Creating a Real Volumetric (Image-Based) Dataset

The examples below use eval = FALSE because they reference file paths you should replace with your own data.

This example assumes you have a 4D fMRI file (“bold.nii.gz”) and a corresponding 3D brain mask file (“mask.nii.gz”).

library(neuroim2)

# Read the fMRI data as a NeuroVec object using neuroim2::read_vec
train_neurovec <- neuroim2::read_vec("path/to/bold.nii.gz", mode = "normal")

# Read the brain mask and create a NeuroVol object
mask_vec <- neuroim2::read_vec("path/to/mask.nii.gz", mode = "normal")
mask_vol <- NeuroVol(as.array(mask_vec), NeuroSpace(dim(mask_vec), spacing = c(2, 2, 2)))

# Create the MVPA image dataset
real_dataset <- mvpa_dataset(train_data = train_neurovec, mask = mask_vol)

# Display dataset details
print(real_dataset)

Creating a Real Surface-Based Dataset

This example assumes you have cortical geometry stored in a file (e.g., “subject.lh.smoothwm.asc”) and a signal matrix in CSV format (“surface_data.csv”). The signal matrix should have dimensions corresponding to the number of vertices and the number of observations.

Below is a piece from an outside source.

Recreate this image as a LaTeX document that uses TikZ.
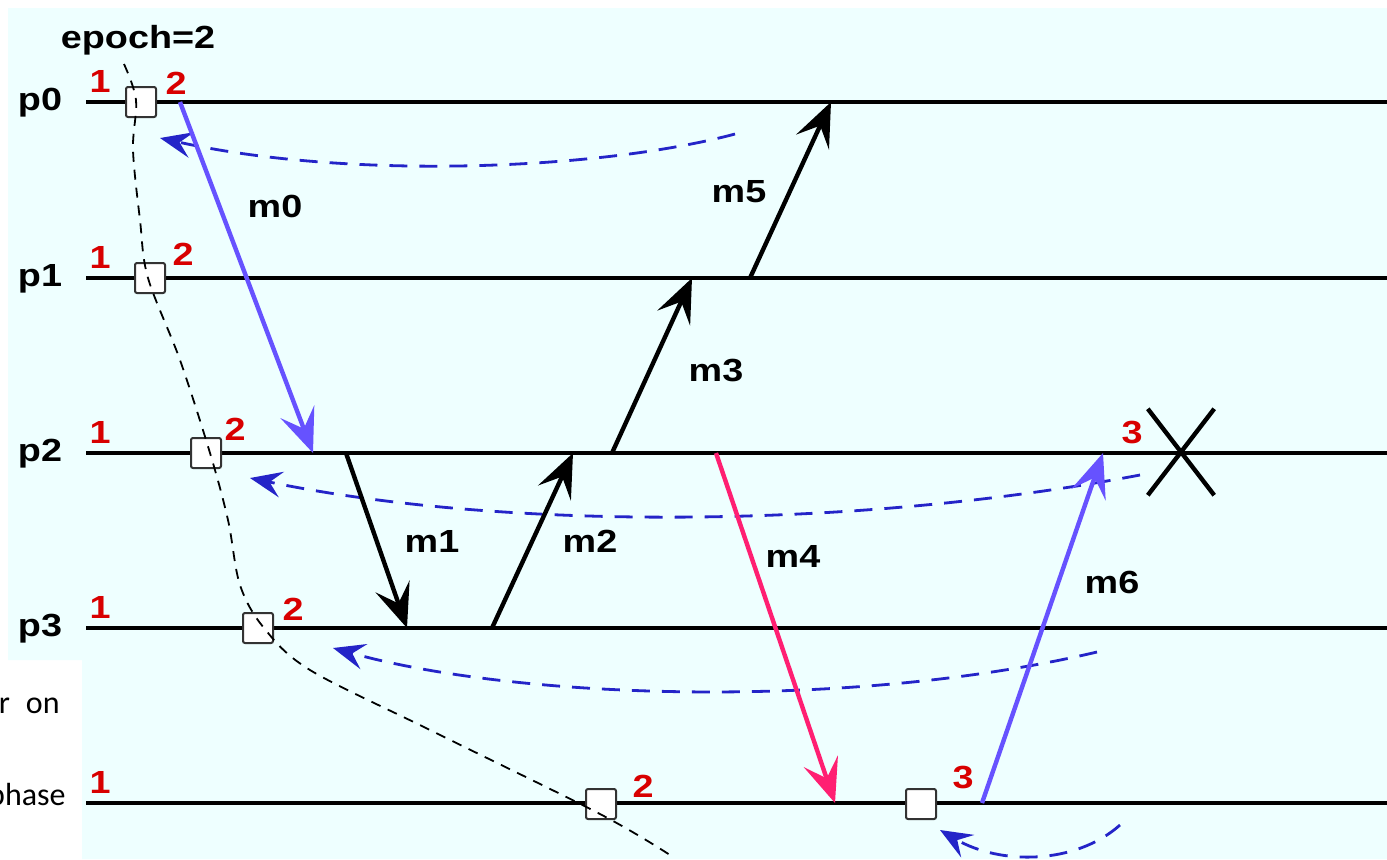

## remotes::install_github("bbuchsbaum/neurosurf")
library(neurosurf)

# Load the cortical geometry
geom <- read_surf_geometry("path/to/subject.lh.smoothwm.asc")

# Read the surface data from a CSV file
# The CSV should not have a header and have dimensions: number of vertices x number of observations
data_matrix <- as.matrix(read.csv("path/to/surface_data.csv", header = FALSE))

# Verify that the number of rows in the data matches the geometry
nvert <- nrow(neurosurf::vertices(geom))
if(nrow(data_matrix) != nvert) {
  stop("The number of vertices in the data does not match the geometry.")
}

# Create a NeuroSurfaceVector using the geometry and the data matrix
real_neurosurf <- NeuroSurfaceVector(geom, 1:nvert, data_matrix)

# Create the MVPA surface dataset; if no mask is provided, one is generated automatically
real_surface_dataset <- mvpa_surface_dataset(train_data = real_neurosurf, name = "lh")

# Display dataset details
print(real_surface_dataset)

Notes

  • For volumetric datasets, the NeuroSpace object is used to define dimensions and voxel spacing.
  • For surface datasets, ensure that the signal matrix and cortical geometry are compatible.

Replace the file paths with actual paths to your real data files before running the code.